## The request
Exactly retype the lines from the top of the data through the line containing "import numpy as np", leaving out every picture.

## Data provided
━━━━━━━━━━━━━━━━━━━━
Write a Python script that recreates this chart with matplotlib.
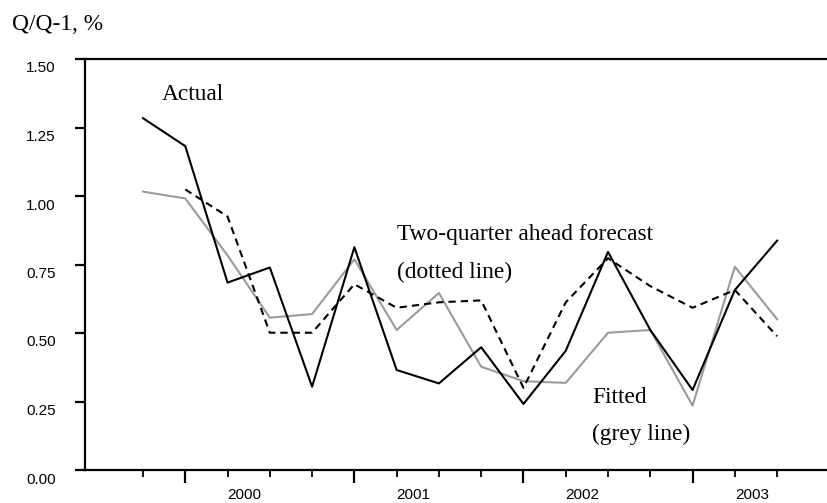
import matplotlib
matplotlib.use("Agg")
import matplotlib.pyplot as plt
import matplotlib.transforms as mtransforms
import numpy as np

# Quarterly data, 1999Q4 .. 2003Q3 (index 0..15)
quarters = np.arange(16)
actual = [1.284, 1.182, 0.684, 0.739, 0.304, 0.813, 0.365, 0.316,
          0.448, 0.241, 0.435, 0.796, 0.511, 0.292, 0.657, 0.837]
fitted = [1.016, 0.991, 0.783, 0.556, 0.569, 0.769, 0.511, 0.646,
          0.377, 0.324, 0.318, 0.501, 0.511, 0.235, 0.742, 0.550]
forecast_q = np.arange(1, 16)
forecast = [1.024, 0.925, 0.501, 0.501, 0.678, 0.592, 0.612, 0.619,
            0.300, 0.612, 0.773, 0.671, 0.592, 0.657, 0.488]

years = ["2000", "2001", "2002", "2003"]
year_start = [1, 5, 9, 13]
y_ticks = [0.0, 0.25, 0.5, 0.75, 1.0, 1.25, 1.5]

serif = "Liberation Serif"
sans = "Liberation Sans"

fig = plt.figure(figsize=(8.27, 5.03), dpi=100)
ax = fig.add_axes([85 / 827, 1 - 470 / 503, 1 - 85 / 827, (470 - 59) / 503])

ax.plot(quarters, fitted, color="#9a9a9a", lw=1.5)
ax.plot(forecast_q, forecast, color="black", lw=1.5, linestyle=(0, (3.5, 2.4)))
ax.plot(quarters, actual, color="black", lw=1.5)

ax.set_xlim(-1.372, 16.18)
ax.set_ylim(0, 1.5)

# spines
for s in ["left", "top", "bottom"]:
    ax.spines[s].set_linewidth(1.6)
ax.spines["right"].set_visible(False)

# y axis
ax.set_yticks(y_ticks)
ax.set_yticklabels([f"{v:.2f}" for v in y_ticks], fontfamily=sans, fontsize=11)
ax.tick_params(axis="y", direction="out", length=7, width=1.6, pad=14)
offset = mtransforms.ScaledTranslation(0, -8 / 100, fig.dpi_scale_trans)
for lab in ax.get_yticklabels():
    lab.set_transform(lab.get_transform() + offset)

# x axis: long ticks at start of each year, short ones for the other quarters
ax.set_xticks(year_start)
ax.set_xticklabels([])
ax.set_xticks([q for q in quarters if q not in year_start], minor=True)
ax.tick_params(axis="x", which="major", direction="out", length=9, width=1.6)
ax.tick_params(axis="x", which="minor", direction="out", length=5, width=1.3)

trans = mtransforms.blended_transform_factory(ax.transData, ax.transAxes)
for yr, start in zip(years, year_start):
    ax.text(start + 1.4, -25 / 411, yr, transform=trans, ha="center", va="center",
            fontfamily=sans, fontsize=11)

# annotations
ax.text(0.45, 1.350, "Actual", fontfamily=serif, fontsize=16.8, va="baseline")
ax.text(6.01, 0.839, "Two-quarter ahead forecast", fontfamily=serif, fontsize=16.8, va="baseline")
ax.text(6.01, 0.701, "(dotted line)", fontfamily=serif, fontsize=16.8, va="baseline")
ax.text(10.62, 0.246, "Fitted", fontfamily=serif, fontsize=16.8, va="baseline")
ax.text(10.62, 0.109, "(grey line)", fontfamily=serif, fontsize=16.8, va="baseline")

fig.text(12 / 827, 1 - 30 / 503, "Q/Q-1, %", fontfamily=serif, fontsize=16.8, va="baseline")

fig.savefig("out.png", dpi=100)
━━━━━━━━━━━━━━━━━━━━
## Output of the task
Write a Python script that recreates this chart with matplotlib.
import matplotlib
matplotlib.use("Agg")
import matplotlib.pyplot as plt
import matplotlib.transforms as mtransforms
import numpy as np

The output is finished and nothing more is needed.